6. Let \(W\) be a subspace over \(\mathbb{R}\) and let \(T: \mathbb{R}^6 \rightarrow W\) be a linear transformation such that \(S=\left\{T e_1, T e_3, T e_5\right\}\) spans \(W\)

(a.) \(S\) is a basis of \(W\)
(b.) \(\text{Ker}(T)\) contains more than one element
(c.) \(T(\mathbb{R}^6) \neq W\)
(d.) \(S=\left\{T e_2, T e_4, T e_6\right\}\) spans \(W\)

Explanation: Dimension \(\text{dim}(W) < 6\).

7. Let \(V\) be a vector space of dimension \(n\) over a finite field with \(k\) elements. Then the cardinality of \(V\) is -

(a.) Infinite
(b.) \(k^n\)
(c.) \(n^k\)
(d.) \(\frac{n!}{k!(n-k)!}\)

Explanation: \(|V| = |F|^{dim(V)}\)

8. \(V=\left\{A=\left[a_{i j}\right]_{n \times n} ; A B=B A, \forall B\right\}\) then the dimension of \(V\) over the field \(\mathbb{R}\)

(a.) \(n\)
(b.) \(\sum n\)
(c) 1
(d.) \(V\) does not form a vector space over \(\mathbb{R}\)

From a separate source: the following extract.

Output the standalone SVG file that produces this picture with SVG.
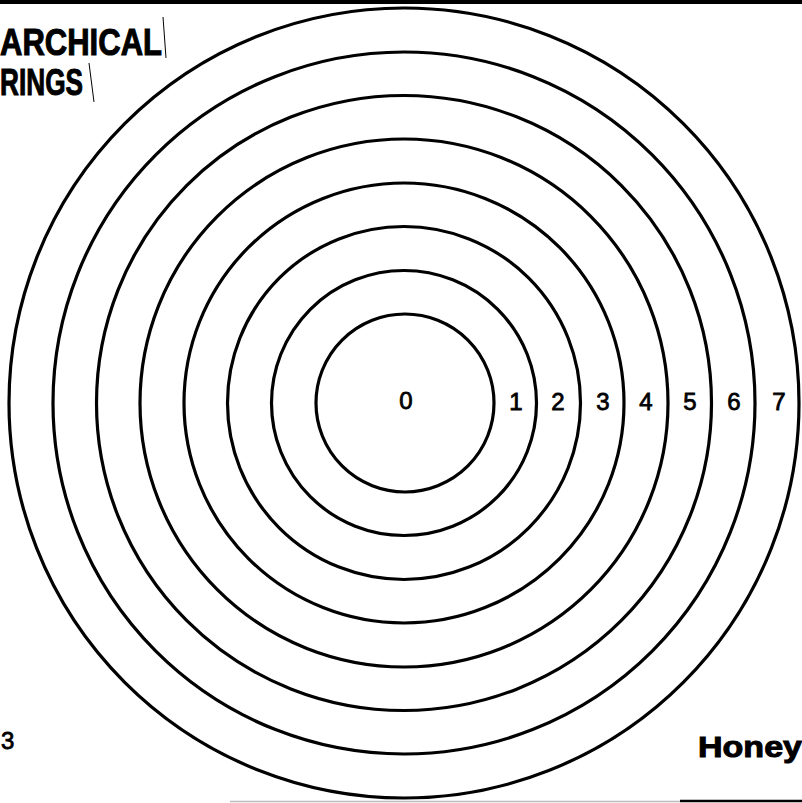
<svg xmlns="http://www.w3.org/2000/svg" width="802" height="803" viewBox="0 0 802 803">
<style>
.ring{fill:none;stroke:#000;stroke-width:3.2}
.num{font-family:"Liberation Sans",Arial,sans-serif;font-size:24px;fill:#000;stroke:#000;stroke-width:0.8;text-anchor:middle}
.title{font-family:"Liberation Sans",Arial,sans-serif;font-weight:bold;fill:#000;stroke:#000;stroke-width:1}
.thin{stroke:#000;stroke-width:1}
</style>
<rect x="0" y="0" width="802" height="803" fill="#fff"/>
<rect x="0" y="0" width="802" height="4" fill="#000"/>
<line x1="230" y1="801.5" x2="680" y2="801.5" stroke="#bbb" stroke-width="1.5"/>
<line x1="680" y1="801" x2="802" y2="801" stroke="#000" stroke-width="2.5"/>
<g id="title">
<text class="title" x="0" y="55" font-size="36" textLength="162" lengthAdjust="spacingAndGlyphs">ARCHICAL</text>
<text class="title" x="0" y="95" font-size="36" textLength="83" lengthAdjust="spacingAndGlyphs">RINGS</text>
<line class="thin" x1="163" y1="17" x2="166" y2="58"/>
<line class="thin" x1="89" y1="63" x2="94" y2="102"/>
</g>
<g id="ring0"><circle class="ring" cx="405" cy="403" r="89" stroke-width="3.6"/><text class="num" x="406" y="409">0</text></g>
<g id="ring1"><circle class="ring" cx="404" cy="403" r="132.5"/><text class="num" x="516" y="410">1</text></g>
<g id="ring2"><circle class="ring" cx="404" cy="403" r="176.5"/><text class="num" x="558" y="410">2</text></g>
<g id="ring3"><circle class="ring" cx="404" cy="403" r="220"/><text class="num" x="603" y="410">3</text></g>
<g id="ring4"><circle class="ring" cx="404" cy="403" r="264"/><text class="num" x="646" y="410">4</text></g>
<g id="ring5"><circle class="ring" cx="404" cy="403" r="307.5"/><text class="num" x="690" y="410">5</text></g>
<g id="ring6"><circle class="ring" cx="404" cy="403" r="351"/><text class="num" x="734" y="410">6</text></g>
<g id="ring7"><circle class="ring" cx="404" cy="403" r="395"/><text class="num" x="779" y="410">7</text></g>
<g id="connectors"></g>
<g id="footer">
<text class="num" x="1" y="749" style="text-anchor:start">3</text>
<text class="title" x="698" y="757" font-size="30" textLength="104" lengthAdjust="spacingAndGlyphs">Honey</text>
</g>
</svg>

Explanation: Only the scalar matrix commutes with all matrices.

9. Let \(C(a, b)\) be the vector space of all continuous functions defined on an open interval \((a, b)\) over the field \(\mathbb{R}\) then which of the following is/are not a subspace of \(C(a, b)\) -

(a.) \(\left\{f \in C(a, b): \lim _{x \rightarrow \frac{a+b}{2}} f(x)=0\right\}\)
(b.) \(\left\{f \in C(a, b): \lim _{x \rightarrow \frac{a+b}{2}} f(x)=1\right\}\)
(c.) \(\{f \in C(-\infty, \infty): f(x)=f(-x)\}\)
(d.) All of the above

Explanation: Set of all even functions forms a vector space.

10. Which of the following are correct?

(a.) \(A\) and \(B\) are similar then \(C_A(x)=C_B(x)\)
(b.) If \(C_A(x)=C_B(x)\) then \(A\) and \(B\) are similar
(c.) If \(A=B^2\) then \(C_A(x)=(C_B(x))^2\)
(d.) If \(A=B^2\) then \(C_A(x)-C_{B^2}(x)=C_0(x)\)

Explanation: Similar matrices have the same characteristic polynomial.